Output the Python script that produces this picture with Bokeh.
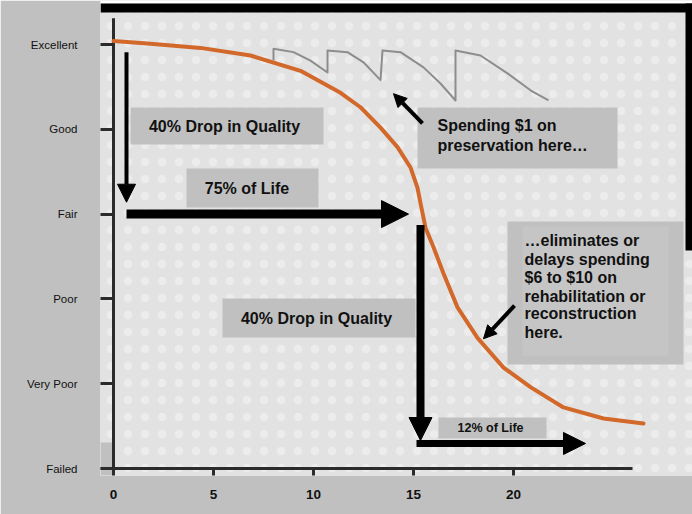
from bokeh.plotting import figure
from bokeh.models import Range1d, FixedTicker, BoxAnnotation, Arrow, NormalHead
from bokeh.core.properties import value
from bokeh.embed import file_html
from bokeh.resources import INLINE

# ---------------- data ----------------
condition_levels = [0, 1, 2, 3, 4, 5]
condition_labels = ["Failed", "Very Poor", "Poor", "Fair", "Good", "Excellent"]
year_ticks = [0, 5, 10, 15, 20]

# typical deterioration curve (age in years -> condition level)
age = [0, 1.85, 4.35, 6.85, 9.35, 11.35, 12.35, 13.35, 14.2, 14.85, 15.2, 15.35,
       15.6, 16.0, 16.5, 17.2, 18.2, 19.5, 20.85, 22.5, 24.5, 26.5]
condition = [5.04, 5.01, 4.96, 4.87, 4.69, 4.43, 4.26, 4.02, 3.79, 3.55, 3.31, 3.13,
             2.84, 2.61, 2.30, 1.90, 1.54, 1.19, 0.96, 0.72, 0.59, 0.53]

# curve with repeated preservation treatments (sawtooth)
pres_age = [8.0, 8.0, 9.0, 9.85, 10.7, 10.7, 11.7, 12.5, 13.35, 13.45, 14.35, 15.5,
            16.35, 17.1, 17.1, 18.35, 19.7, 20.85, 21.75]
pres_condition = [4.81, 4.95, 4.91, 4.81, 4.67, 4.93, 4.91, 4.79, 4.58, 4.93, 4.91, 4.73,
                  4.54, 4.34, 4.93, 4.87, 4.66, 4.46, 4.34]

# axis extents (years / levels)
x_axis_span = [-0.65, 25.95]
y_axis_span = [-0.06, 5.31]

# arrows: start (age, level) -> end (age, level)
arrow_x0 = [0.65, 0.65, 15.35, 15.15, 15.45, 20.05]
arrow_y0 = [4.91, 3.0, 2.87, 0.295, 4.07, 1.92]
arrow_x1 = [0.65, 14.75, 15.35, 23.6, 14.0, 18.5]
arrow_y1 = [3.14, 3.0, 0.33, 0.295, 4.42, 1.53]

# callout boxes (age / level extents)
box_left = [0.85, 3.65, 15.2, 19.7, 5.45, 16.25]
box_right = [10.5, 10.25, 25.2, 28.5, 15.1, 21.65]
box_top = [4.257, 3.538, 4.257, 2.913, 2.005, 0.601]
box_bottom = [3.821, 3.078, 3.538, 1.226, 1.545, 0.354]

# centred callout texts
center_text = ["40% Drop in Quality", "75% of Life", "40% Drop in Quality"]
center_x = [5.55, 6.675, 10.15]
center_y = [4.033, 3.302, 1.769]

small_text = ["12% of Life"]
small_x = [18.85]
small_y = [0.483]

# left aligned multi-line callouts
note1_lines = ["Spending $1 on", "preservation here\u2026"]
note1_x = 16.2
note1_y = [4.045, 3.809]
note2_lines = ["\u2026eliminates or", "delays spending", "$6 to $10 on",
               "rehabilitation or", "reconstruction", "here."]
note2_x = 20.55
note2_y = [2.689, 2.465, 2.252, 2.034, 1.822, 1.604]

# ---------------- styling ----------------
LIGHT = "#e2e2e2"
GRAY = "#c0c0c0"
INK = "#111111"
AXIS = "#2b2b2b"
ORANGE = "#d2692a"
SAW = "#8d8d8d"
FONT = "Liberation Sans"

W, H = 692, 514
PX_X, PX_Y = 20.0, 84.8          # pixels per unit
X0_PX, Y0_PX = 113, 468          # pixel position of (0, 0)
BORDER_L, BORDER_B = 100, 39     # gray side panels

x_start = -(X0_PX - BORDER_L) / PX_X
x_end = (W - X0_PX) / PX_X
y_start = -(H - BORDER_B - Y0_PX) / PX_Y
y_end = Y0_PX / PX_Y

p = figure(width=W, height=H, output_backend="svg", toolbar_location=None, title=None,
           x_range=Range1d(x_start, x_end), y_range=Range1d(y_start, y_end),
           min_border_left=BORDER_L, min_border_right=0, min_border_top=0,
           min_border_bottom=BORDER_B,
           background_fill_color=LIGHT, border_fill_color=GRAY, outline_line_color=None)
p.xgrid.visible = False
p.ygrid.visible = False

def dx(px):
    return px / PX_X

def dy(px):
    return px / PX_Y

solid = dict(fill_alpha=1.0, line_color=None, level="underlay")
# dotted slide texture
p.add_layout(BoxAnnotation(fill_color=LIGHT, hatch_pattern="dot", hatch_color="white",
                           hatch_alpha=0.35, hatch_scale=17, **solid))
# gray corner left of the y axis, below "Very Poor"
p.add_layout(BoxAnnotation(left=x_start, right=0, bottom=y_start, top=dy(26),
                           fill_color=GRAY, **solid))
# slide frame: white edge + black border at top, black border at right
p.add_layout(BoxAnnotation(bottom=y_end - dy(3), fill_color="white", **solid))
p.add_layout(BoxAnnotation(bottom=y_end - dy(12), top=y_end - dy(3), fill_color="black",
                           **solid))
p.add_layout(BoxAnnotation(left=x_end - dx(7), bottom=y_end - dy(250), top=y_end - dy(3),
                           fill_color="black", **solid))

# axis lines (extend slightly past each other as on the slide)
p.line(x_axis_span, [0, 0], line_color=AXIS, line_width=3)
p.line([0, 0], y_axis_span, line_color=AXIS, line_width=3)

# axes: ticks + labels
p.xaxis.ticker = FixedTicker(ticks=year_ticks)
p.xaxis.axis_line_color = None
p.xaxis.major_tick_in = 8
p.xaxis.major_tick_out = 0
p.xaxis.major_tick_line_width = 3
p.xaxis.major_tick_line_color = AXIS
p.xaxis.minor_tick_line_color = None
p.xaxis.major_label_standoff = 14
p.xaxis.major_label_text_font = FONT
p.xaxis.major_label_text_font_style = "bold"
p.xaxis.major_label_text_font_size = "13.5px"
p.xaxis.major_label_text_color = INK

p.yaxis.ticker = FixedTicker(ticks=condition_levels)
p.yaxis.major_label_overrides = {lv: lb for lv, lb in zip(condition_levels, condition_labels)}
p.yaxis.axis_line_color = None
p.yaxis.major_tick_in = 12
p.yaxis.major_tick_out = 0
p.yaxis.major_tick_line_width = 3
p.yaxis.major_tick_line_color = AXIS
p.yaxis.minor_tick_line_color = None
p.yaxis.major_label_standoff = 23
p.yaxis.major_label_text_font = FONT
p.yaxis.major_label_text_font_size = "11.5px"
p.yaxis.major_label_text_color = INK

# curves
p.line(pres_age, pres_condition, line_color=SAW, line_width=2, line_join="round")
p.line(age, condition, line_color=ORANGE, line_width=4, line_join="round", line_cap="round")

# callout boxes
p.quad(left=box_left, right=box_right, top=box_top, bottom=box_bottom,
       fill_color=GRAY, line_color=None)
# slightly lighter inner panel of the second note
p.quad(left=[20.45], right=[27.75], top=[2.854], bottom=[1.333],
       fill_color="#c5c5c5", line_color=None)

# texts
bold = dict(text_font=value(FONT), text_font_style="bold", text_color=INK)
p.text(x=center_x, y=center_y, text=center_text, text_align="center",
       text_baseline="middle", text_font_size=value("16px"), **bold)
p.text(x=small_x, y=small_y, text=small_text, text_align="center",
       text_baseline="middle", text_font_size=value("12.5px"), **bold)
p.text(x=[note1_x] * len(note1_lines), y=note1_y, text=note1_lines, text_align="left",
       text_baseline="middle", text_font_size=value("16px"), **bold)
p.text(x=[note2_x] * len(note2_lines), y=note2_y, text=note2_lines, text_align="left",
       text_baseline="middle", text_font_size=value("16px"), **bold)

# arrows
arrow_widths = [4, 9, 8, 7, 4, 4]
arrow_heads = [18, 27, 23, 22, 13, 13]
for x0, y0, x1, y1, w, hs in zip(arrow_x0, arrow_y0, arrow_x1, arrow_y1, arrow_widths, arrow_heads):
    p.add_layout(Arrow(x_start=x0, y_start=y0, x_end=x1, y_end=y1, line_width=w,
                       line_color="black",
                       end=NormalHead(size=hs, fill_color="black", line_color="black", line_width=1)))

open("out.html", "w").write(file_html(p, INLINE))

» **SHORT PROBLEM**:
Output exactly the span of lines from the top of the listing through the line holding "year_ticks = [0, 5, 10, 15, 20]", and leave every picture out.

» **ANSWER**:
Output the Python script that produces this picture with Bokeh.
from bokeh.plotting import figure
from bokeh.models import Range1d, FixedTicker, BoxAnnotation, Arrow, NormalHead
from bokeh.core.properties import value
from bokeh.embed import file_html
from bokeh.resources import INLINE

# ---------------- data ----------------
condition_levels = [0, 1, 2, 3, 4, 5]
condition_labels = ["Failed", "Very Poor", "Poor", "Fair", "Good", "Excellent"]
year_ticks = [0, 5, 10, 15, 20]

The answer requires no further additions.